#### STATED EXERCISE
Write out the material exactly, leaving every picture behind.

#### INFORMATION SHOWN
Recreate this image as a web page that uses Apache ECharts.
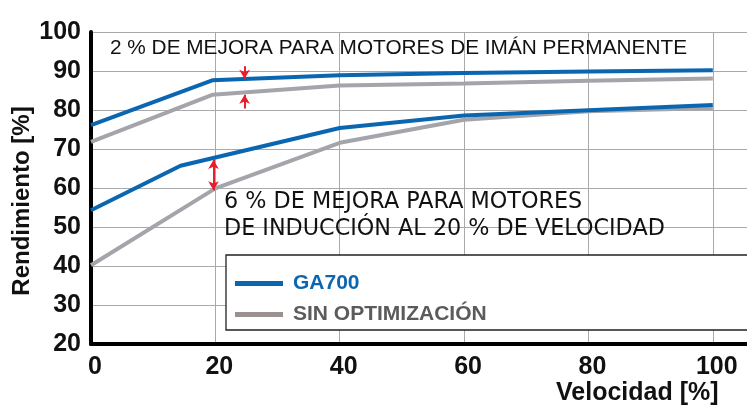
<!DOCTYPE html>
<html lang="es">
<head>
    <meta charset="UTF-8">
    <title>Rendimiento</title>
    <style>
        html, body { margin: 0; padding: 0; background: #fff; }
        #main { width: 747px; height: 409px; }
    </style>
    <script src="https://cdn.jsdelivr.net/npm/echarts@6/dist/echarts.min.js"></script>
</head>
<body>
<div id="main"></div>
<script>
    // curvas: [velocidad %, rendimiento %]
    var ga700Pm = [[0, 76.1], [19.5, 87.6], [40, 88.9], [60, 89.5], [80, 89.9], [100, 90.2]];
    var sinOptPm = [[0, 71.8], [19.5, 83.9], [40, 86.3], [60, 86.8], [80, 87.5], [100, 88.1]];
    var ga700Ind = [[0, 54.3], [14.4, 65.7], [40, 75.4], [60, 78.6], [100, 81.3]];
    var sinOptInd = [[0, 40.2], [20, 59.9], [40, 71.6], [60, 77.5], [80, 79.7], [100, 80.5]];

    // flechas rojas: [x, desde, hasta]
    var arrowPmTop = [24.7, 91.2, 88.0];
    var arrowPmBottom = [24.7, 80.4, 83.9];
    var arrowInd = [19.7, 67.2, 59.4];

    var legendNames = ['GA700', 'SIN OPTIMIZACIÓN'];
    var textPm = '2 % DE MEJORA PARA MOTORES DE IMÁN PERMANENTE';
    var textInd = ['6 % DE MEJORA PARA MOTORES', 'DE INDUCCIÓN AL 20 % DE VELOCIDAD'];

    var blue = '#0b66b2';
    var grey = '#a3a5aa';
    var red = '#ea1d2c';
    var font = '"Liberation Sans", Arial, sans-serif';

    var chart = echarts.init(document.getElementById('main'));

    function lineSeries(name, data, color) {
        return {
            name: name,
            type: 'line',
            data: data,
            symbol: 'none',
            lineStyle: { color: color, width: 4 },
            itemStyle: { color: color },
            z: 3,
            silent: true
        };
    }

    var option = {
        animation: false,
        grid: { left: 91, right: 0, top: 32, bottom: 65 },
        xAxis: {
            type: 'value',
            min: 0,
            max: 105.5,
            interval: 20,
            axisLine: { show: true, lineStyle: { color: '#000', width: 4 } },
            axisTick: { show: false },
            axisLabel: {
                showMaxLabel: false,
                margin: 11,
                fontFamily: font,
                fontWeight: 'bold',
                fontSize: 25,
                color: '#111',
                padding: [0, 0, 0, 8]
            },
            splitLine: { show: true, lineStyle: { color: '#aaa', width: 1 } }
        },
        yAxis: {
            type: 'value',
            min: 20,
            max: 100,
            interval: 10,
            axisLine: { show: true, lineStyle: { color: '#000', width: 4 } },
            axisTick: { show: false },
            axisLabel: {
                margin: 10,
                fontFamily: font,
                fontWeight: 'bold',
                fontSize: 25,
                color: '#111',
                padding: [0, 0, 5, 0]
            },
            splitLine: { show: true, lineStyle: { color: '#aaa', width: 1 } }
        },
        legend: {
            orient: 'vertical',
            left: 230,
            top: 268,
            itemWidth: 48,
            itemHeight: 5,
            itemGap: 10,
            icon: 'rect',
            z: 20,
            data: [
                { name: legendNames[0], itemStyle: { color: blue }, textStyle: { color: blue } },
                { name: legendNames[1], itemStyle: { color: '#9c9191' }, textStyle: { color: '#5b5b5b' } }
            ],
            textStyle: { fontFamily: font, fontWeight: 'bold', fontSize: 21, lineHeight: 20, padding: [0, 0, 0, 5] }
        },
        graphic: [
            {
                type: 'rect',
                z: 10,
                shape: { x: 226, y: 255, width: 540, height: 75 },
                style: { fill: '#fff', stroke: '#222', lineWidth: 1.3 }
            },
            {
                type: 'text',
                z: 10,
                x: 110, y: 38,
                style: { text: textPm, font: '20.8px ' + font, fill: '#111' }
            },
            {
                type: 'text',
                z: 10,
                x: 224, y: 189,
                style: { text: textInd.join('\n'), font: '22.3px "DejaVu Sans", sans-serif', fill: '#111', lineHeight: 27 }
            },
            {
                type: 'text',
                z: 10,
                x: 556, y: 381,
                style: { text: 'Velocidad [%]', font: 'bold 25px ' + font, fill: '#111' }
            },
            {
                type: 'text',
                z: 10,
                x: 22, y: 201,
                rotation: Math.PI / 2,
                style: {
                    text: 'Rendimiento [%]', font: 'bold 24px ' + font, fill: '#111',
                    align: 'center', verticalAlign: 'middle'
                }
            }
        ],
        series: [
            lineSeries(legendNames[1], sinOptPm, grey),
            lineSeries(legendNames[1], sinOptInd, grey),
            lineSeries(legendNames[0], ga700Pm, blue),
            lineSeries(legendNames[0], ga700Ind, blue),
            {
                type: 'line',
                data: [],
                silent: true,
                markLine: {
                    silent: true,
                    animation: false,
                    symbolSize: [8, 9],
                    label: { show: false },
                    lineStyle: { color: red, width: 2, type: 'solid' },
                    data: [
                        [
                            { coord: [arrowPmTop[0], arrowPmTop[1]], symbol: 'none' },
                            { coord: [arrowPmTop[0], arrowPmTop[2]], symbol: 'arrow' }
                        ],
                        [
                            { coord: [arrowPmBottom[0], arrowPmBottom[1]], symbol: 'none' },
                            { coord: [arrowPmBottom[0], arrowPmBottom[2]], symbol: 'arrow' }
                        ],
                        [
                            { coord: [arrowInd[0], arrowInd[1]], symbol: 'arrow' },
                            { coord: [arrowInd[0], arrowInd[2]], symbol: 'arrow' }
                        ]
                    ]
                }
            }
        ]
    };

    chart.setOption(option);
</script>
</body>
</html>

#### OUTPUT FOR THIS EXERCISE
Recreate this image as a web page that uses Apache ECharts.
<!DOCTYPE html>
<html lang="es">
<head>
    <meta charset="UTF-8">
    <title>Rendimiento</title>
    <style>
        html, body { margin: 0; padding: 0; background: #fff; }
        #main { width: 747px; height: 409px; }
    </style>
    <script src="https://cdn.jsdelivr.net/npm/echarts@6/dist/echarts.min.js"></script>
</head>
<body>
<div id="main"></div>
<script>
    // curvas: [velocidad %, rendimiento %]
    var ga700Pm = [[0, 76.1], [19.5, 87.6], [40, 88.9], [60, 89.5], [80, 89.9], [100, 90.2]];
    var sinOptPm = [[0, 71.8], [19.5, 83.9], [40, 86.3], [60, 86.8], [80, 87.5], [100, 88.1]];
    var ga700Ind = [[0, 54.3], [14.4, 65.7], [40, 75.4], [60, 78.6], [100, 81.3]];
    var sinOptInd = [[0, 40.2], [20, 59.9], [40, 71.6], [60, 77.5], [80, 79.7], [100, 80.5]];

    // flechas rojas: [x, desde, hasta]
    var arrowPmTop = [24.7, 91.2, 88.0];
    var arrowPmBottom = [24.7, 80.4, 83.9];
    var arrowInd = [19.7, 67.2, 59.4];

    var legendNames = ['GA700', 'SIN OPTIMIZACIÓN'];
    var textPm = '2 % DE MEJORA PARA MOTORES DE IMÁN PERMANENTE';
    var textInd = ['6 % DE MEJORA PARA MOTORES', 'DE INDUCCIÓN AL 20 % DE VELOCIDAD'];

    var blue = '#0b66b2';
    var grey = '#a3a5aa';
    var red = '#ea1d2c';
    var font = '"Liberation Sans", Arial, sans-serif';

    var chart = echarts.init(document.getElementById('main'));

    function lineSeries(name, data, color) {
        return {
            name: name,
            type: 'line',
            data: data,
            symbol: 'none',
            lineStyle: { color: color, width: 4 },
            itemStyle: { color: color },
            z: 3,
            silent: true
        };
    }

    var option = {
        animation: false,
        grid: { left: 91, right: 0, top: 32, bottom: 65 },
        xAxis: {
            type: 'value',
            min: 0,
            max: 105.5,
            interval: 20,
            axisLine: { show: true, lineStyle: { color: '#000', width: 4 } },
            axisTick: { show: false },
            axisLabel: {
                showMaxLabel: false,
                margin: 11,
                fontFamily: font,
                fontWeight: 'bold',
                fontSize: 25,
                color: '#111',
                padding: [0, 0, 0, 8]
            },
            splitLine: { show: true, lineStyle: { color: '#aaa', width: 1 } }
        },
        yAxis: {
            type: 'value',
            min: 20,
            max: 100,
            interval: 10,
            axisLine: { show: true, lineStyle: { color: '#000', width: 4 } },
            axisTick: { show: false },
            axisLabel: {
                margin: 10,
                fontFamily: font,
                fontWeight: 'bold',
                fontSize: 25,
                color: '#111',
                padding: [0, 0, 5, 0]
            },
            splitLine: { show: true, lineStyle: { color: '#aaa', width: 1 } }
        },
        legend: {
            orient: 'vertical',
            left: 230,
            top: 268,
            itemWidth: 48,
            itemHeight: 5,
            itemGap: 10,
            icon: 'rect',
            z: 20,
            data: [
                { name: legendNames[0], itemStyle: { color: blue }, textStyle: { color: blue } },
                { name: legendNames[1], itemStyle: { color: '#9c9191' }, textStyle: { color: '#5b5b5b' } }
            ],
            textStyle: { fontFamily: font, fontWeight: 'bold', fontSize: 21, lineHeight: 20, padding: [0, 0, 0, 5] }
        },
        graphic: [
            {
                type: 'rect',
                z: 10,
                shape: { x: 226, y: 255, width: 540, height: 75 },
                style: { fill: '#fff', stroke: '#222', lineWidth: 1.3 }
            },
            {
                type: 'text',
                z: 10,
                x: 110, y: 38,
                style: { text: textPm, font: '20.8px ' + font, fill: '#111' }
            },
            {
                type: 'text',
                z: 10,
                x: 224, y: 189,
                style: { text: textInd.join('\n'), font: '22.3px "DejaVu Sans", sans-serif', fill: '#111', lineHeight: 27 }
            },
            {
                type: 'text',
                z: 10,
                x: 556, y: 381,
                style: { text: 'Velocidad [%]', font: 'bold 25px ' + font, fill: '#111' }
            },
            {
                type: 'text',
                z: 10,
                x: 22, y: 201,
                rotation: Math.PI / 2,
                style: {
                    text: 'Rendimiento [%]', font: 'bold 24px ' + font, fill: '#111',
                    align: 'center', verticalAlign: 'middle'
                }
            }
        ],
        series: [
            lineSeries(legendNames[1], sinOptPm, grey),
            lineSeries(legendNames[1], sinOptInd, grey),
            lineSeries(legendNames[0], ga700Pm, blue),
            lineSeries(legendNames[0], ga700Ind, blue),
            {
                type: 'line',
                data: [],
                silent: true,
                markLine: {
                    silent: true,
                    animation: false,
                    symbolSize: [8, 9],
                    label: { show: false },
                    lineStyle: { color: red, width: 2, type: 'solid' },
                    data: [
                        [
                            { coord: [arrowPmTop[0], arrowPmTop[1]], symbol: 'none' },
                            { coord: [arrowPmTop[0], arrowPmTop[2]], symbol: 'arrow' }
                        ],
                        [
                            { coord: [arrowPmBottom[0], arrowPmBottom[1]], symbol: 'none' },
                            { coord: [arrowPmBottom[0], arrowPmBottom[2]], symbol: 'arrow' }
                        ],
                        [
                            { coord: [arrowInd[0], arrowInd[1]], symbol: 'arrow' },
                            { coord: [arrowInd[0], arrowInd[2]], symbol: 'arrow' }
                        ]
                    ]
                }
            }
        ]
    };

    chart.setOption(option);
</script>
</body>
</html>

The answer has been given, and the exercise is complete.